Oral questions for Work and Pensions

The House of Commons was dominated by the Pre-Budget Report yesterday, which has been well reported elsewhere on ConservativeHome. But there was also an oral questions session on Work and Pensions.

David Evennett, MP for Bexleyheath and Crayford, exposed a worrying fact - that far too many gas fitters are not properly qualified:

"Mr. David Evennett (Bexleyheath and Crayford) (Con): CORGI estimates that as many as 20,000 people are working illegally with gas in the UK. What more can the Government do to ensure that the public are aware of the dangers of employing unqualified workers?
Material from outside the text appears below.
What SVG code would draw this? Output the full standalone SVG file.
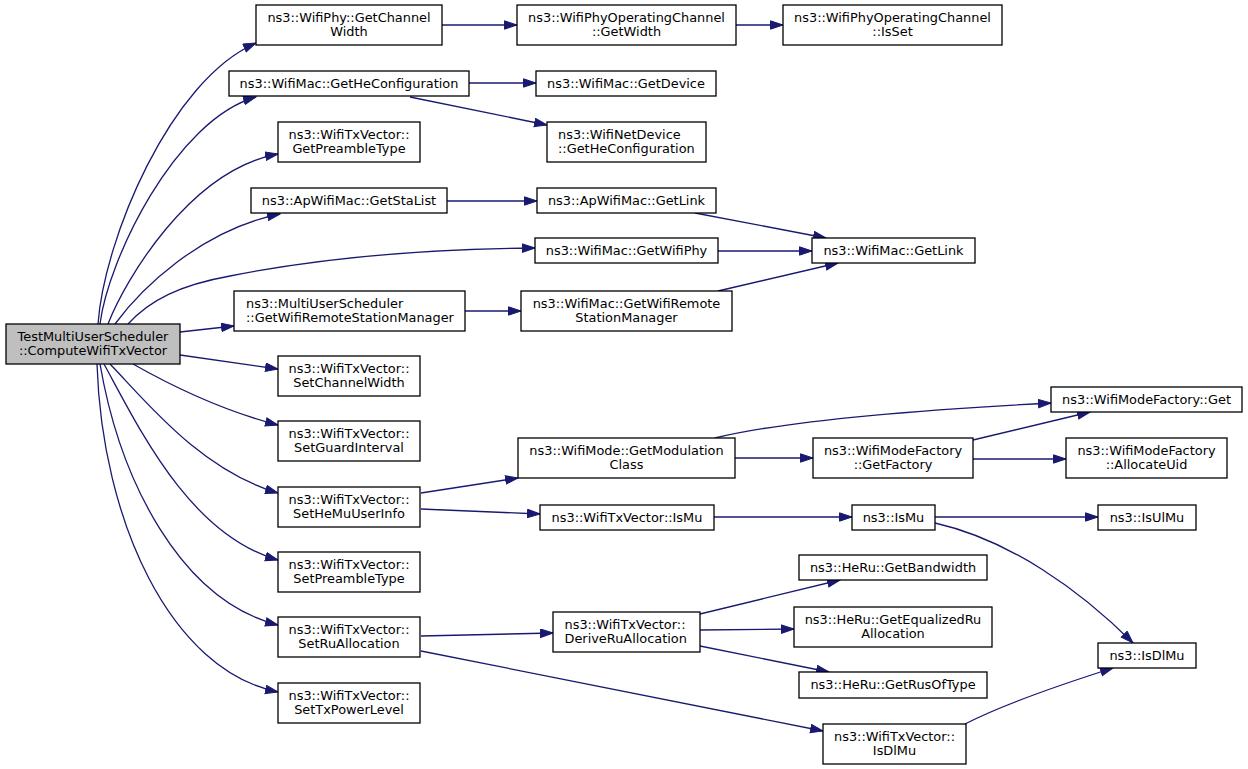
<svg xmlns="http://www.w3.org/2000/svg" width="1248" height="769" viewBox="0 0 1248 769">
<style>
.n rect{fill:#ffffff;stroke:#000000;stroke-width:1.3}
.root rect{fill:#bfbfbf}
.n text{font-family:"DejaVu Sans","Liberation Sans",sans-serif;font-size:12.9px;fill:#000000;text-anchor:middle}
.n text.l{text-anchor:start}
.e path{fill:none;stroke:#191970;stroke-width:1.3;marker-end:url(#arr)}
</style>
<defs>
<marker id="arr" markerUnits="userSpaceOnUse" markerWidth="14" markerHeight="10" refX="13" refY="4.7" orient="auto" viewBox="0 0 14 10">
<path d="M0.5,0.5 L13,4.7 L0.5,8.9 z" fill="#191970" stroke="#191970" stroke-width="1"/>
</marker>
</defs>
<rect x="0" y="0" width="1248" height="769" fill="#ffffff"/>
<g class="e" id="edges">
<path d="M98,324 C104,240 170,80 256,43"/>
<path d="M100,324 C108,260 175,120 256,97"/>
<path d="M108,324 C125,280 190,170 278,154"/>
<path d="M115,324 C140,290 200,230 280,214"/>
<path d="M128,324 C150,300 180,285 230,276 C320,258 420,249 535,248"/>
<path d="M180,332 L234,326"/>
<path d="M180,355 L278,369"/>
<path d="M133,364 C170,385 220,410 278,425"/>
<path d="M110,364 C145,400 200,470 278,493"/>
<path d="M104,364 C140,430 190,535 278,560"/>
<path d="M100,364 C120,480 180,600 278,625"/>
<path d="M97,364 C102,520 170,670 278,692"/>
<path d="M442,25 L517,25"/>
<path d="M736,25 L783,25"/>
<path d="M469,83 L536,83"/>
<path d="M410,97 L547,125"/>
<path d="M447,201 L537,201"/>
<path d="M695,213 L826,238"/>
<path d="M718,251 L812,251"/>
<path d="M718,291 L838,263"/>
<path d="M465,311 L521,311"/>
<path d="M421,493 L518,478"/>
<path d="M421,509 L540,514"/>
<path d="M715,438 C760,427 860,413 1051,403"/>
<path d="M735,458 L813,458"/>
<path d="M973,440 L1090,412"/>
<path d="M973,459 L1066,459"/>
<path d="M714,517 L852,517"/>
<path d="M935,517 L1098,517"/>
<path d="M935,523 C1010,540 1080,590 1133,643"/>
<path d="M421,636 L553,633"/>
<path d="M421,651 L823,731"/>
<path d="M700,614 L840,580"/>
<path d="M700,630 L794,629"/>
<path d="M700,646 L829,672"/>
<path d="M965,724 C1000,706 1050,688 1113,668"/>
</g>
<g class="n root" id="n0"><rect x="6" y="324" width="174" height="40"/><text x="93" y="341">TestMultiUserScheduler</text><text x="93" y="355">::ComputeWifiTxVector</text></g>
<g class="n" id="n1"><rect x="256" y="5" width="186" height="40"/><text x="349" y="22">ns3::WifiPhy::GetChannel</text><text x="349" y="36">Width</text></g>
<g class="n" id="n2"><rect x="229" y="71" width="240" height="25"/><text x="349" y="88">ns3::WifiMac::GetHeConfiguration</text></g>
<g class="n" id="n3"><rect x="278" y="122" width="142" height="40"/><text x="349" y="139">ns3::WifiTxVector::</text><text x="349" y="153">GetPreambleType</text></g>
<g class="n" id="n4"><rect x="251" y="188" width="196" height="25"/><text x="349" y="205">ns3::ApWifiMac::GetStaList</text></g>
<g class="n" id="n5"><rect x="535" y="238" width="183" height="25"/><text x="626.5" y="255">ns3::WifiMac::GetWifiPhy</text></g>
<g class="n" id="n6"><rect x="234" y="291" width="231" height="40"/><text class="l" x="246" y="308">ns3::MultiUserScheduler</text><text class="l" x="246" y="322">::GetWifiRemoteStationManager</text></g>
<g class="n" id="n7"><rect x="278" y="356" width="142" height="40"/><text x="349" y="373">ns3::WifiTxVector::</text><text x="349" y="387">SetChannelWidth</text></g>
<g class="n" id="n8"><rect x="278" y="421" width="142" height="40"/><text x="349" y="438">ns3::WifiTxVector::</text><text x="349" y="452">SetGuardInterval</text></g>
<g class="n" id="n9"><rect x="278" y="487" width="142" height="40"/><text x="349" y="504">ns3::WifiTxVector::</text><text x="349" y="518">SetHeMuUserInfo</text></g>
<g class="n" id="n10"><rect x="278" y="552" width="142" height="40"/><text x="349" y="569">ns3::WifiTxVector::</text><text x="349" y="583">SetPreambleType</text></g>
<g class="n" id="n11"><rect x="278" y="617" width="142" height="40"/><text x="349" y="634">ns3::WifiTxVector::</text><text x="349" y="648">SetRuAllocation</text></g>
<g class="n" id="n12"><rect x="278" y="683" width="142" height="40"/><text x="349" y="700">ns3::WifiTxVector::</text><text x="349" y="714">SetTxPowerLevel</text></g>
<g class="n" id="n13"><rect x="517" y="5" width="219" height="40"/><text x="626.5" y="22">ns3::WifiPhyOperatingChannel</text><text x="626.5" y="36">::GetWidth</text></g>
<g class="n" id="n14"><rect x="783" y="5" width="219" height="40"/><text x="892.5" y="22">ns3::WifiPhyOperatingChannel</text><text x="892.5" y="36">::IsSet</text></g>
<g class="n" id="n15"><rect x="536" y="71" width="180" height="25"/><text x="626" y="88">ns3::WifiMac::GetDevice</text></g>
<g class="n" id="n16"><rect x="547" y="122" width="159" height="40"/><text class="l" x="558" y="139">ns3::WifiNetDevice</text><text class="l" x="558" y="153">::GetHeConfiguration</text></g>
<g class="n" id="n17"><rect x="537" y="188" width="179" height="25"/><text x="626.5" y="205">ns3::ApWifiMac::GetLink</text></g>
<g class="n" id="n18"><rect x="812" y="238" width="163" height="25"/><text x="893.5" y="255">ns3::WifiMac::GetLink</text></g>
<g class="n" id="n19"><rect x="521" y="291" width="211" height="40"/><text x="626.5" y="308">ns3::WifiMac::GetWifiRemote</text><text x="626.5" y="322">StationManager</text></g>
<g class="n" id="n20"><rect x="1051" y="387" width="191" height="25"/><text x="1146.5" y="404">ns3::WifiModeFactory::Get</text></g>
<g class="n" id="n21"><rect x="518" y="438" width="217" height="40"/><text x="626.5" y="455">ns3::WifiMode::GetModulation</text><text x="626.5" y="469">Class</text></g>
<g class="n" id="n22"><rect x="813" y="438" width="160" height="40"/><text x="893" y="455">ns3::WifiModeFactory</text><text x="893" y="469">::GetFactory</text></g>
<g class="n" id="n23"><rect x="1066" y="438" width="161" height="40"/><text x="1146.5" y="455">ns3::WifiModeFactory</text><text x="1146.5" y="469">::AllocateUid</text></g>
<g class="n" id="n24"><rect x="540" y="505" width="174" height="25"/><text x="627" y="522">ns3::WifiTxVector::IsMu</text></g>
<g class="n" id="n25"><rect x="852" y="505" width="83" height="25"/><text x="893.5" y="522">ns3::IsMu</text></g>
<g class="n" id="n26"><rect x="1098" y="505" width="98" height="25"/><text x="1147" y="522">ns3::IsUlMu</text></g>
<g class="n" id="n27"><rect x="799" y="555" width="188" height="25"/><text x="893" y="572">ns3::HeRu::GetBandwidth</text></g>
<g class="n" id="n28"><rect x="794" y="607" width="198" height="40"/><text x="893" y="624">ns3::HeRu::GetEqualizedRu</text><text x="893" y="638">Allocation</text></g>
<g class="n" id="n29"><rect x="553" y="612" width="147" height="40"/><text class="l" x="564.5" y="629">ns3::WifiTxVector::</text><text class="l" x="564.5" y="643">DeriveRuAllocation</text></g>
<g class="n" id="n30"><rect x="799" y="672" width="188" height="26"/><text x="893" y="689">ns3::HeRu::GetRusOfType</text></g>
<g class="n" id="n31"><rect x="1098" y="643" width="98" height="25"/><text x="1147" y="660">ns3::IsDlMu</text></g>
<g class="n" id="n32"><rect x="823" y="724" width="143" height="40"/><text x="894.5" y="741">ns3::WifiTxVector::</text><text x="894.5" y="755">IsDlMu</text></g>
</svg>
Jonathan Shaw: I am grateful to the hon. Gentleman for that question. He is right: about 10 per cent. of installations were carried out by people who are still not registered with CORGI, and more needs to be done on that. As part of the arrangements for the new contract with Capita, that body will donate about £1.7 million to a charity. My noble Friend Lord McKenzie is asking other energy providers to put in resources, too. That fund will be used further to raise awareness. The more we do to raise awareness, the greater the reduction in the number of fatalities will be."

Philip Dunne, the Ludlow MP, uncovered latest unemployment figures:

"Mr. Philip Dunne (Ludlow) (Con): How many jobseeker’s allowance claimants there were in (a) the UK and (b) Ludlow constituency on the latest date for which figures are available.    [237964]

The Secretary of State for Work and Pensions (James Purnell): The number of people in the UK claiming jobseeker’s allowance in October was 980,900. In Ludlow, the number of people claiming jobseeker’s allowance was 651.

Mr. Dunne: I am delighted that the Secretary of State is aware that unemployment in Ludlow has gone up by 10.5 per cent. in the past year alone, but why are there 300,000 fewer British people in work today than two years ago, while there are almost 1 million migrant workers in work?

James Purnell: On the first part of the hon. Gentleman’s question, we totally understand that people will be worried about the economic circumstances, and our commitment is to do everything that we can to help people get back into work if they lose their job. That is why we have announced, for example, an extra £100 million—to do exactly that. We will do that to ensure that we never reach the unemployment levels that we had in the past of almost 3,000 people, not 651, in his constituency at the height of the previous recession."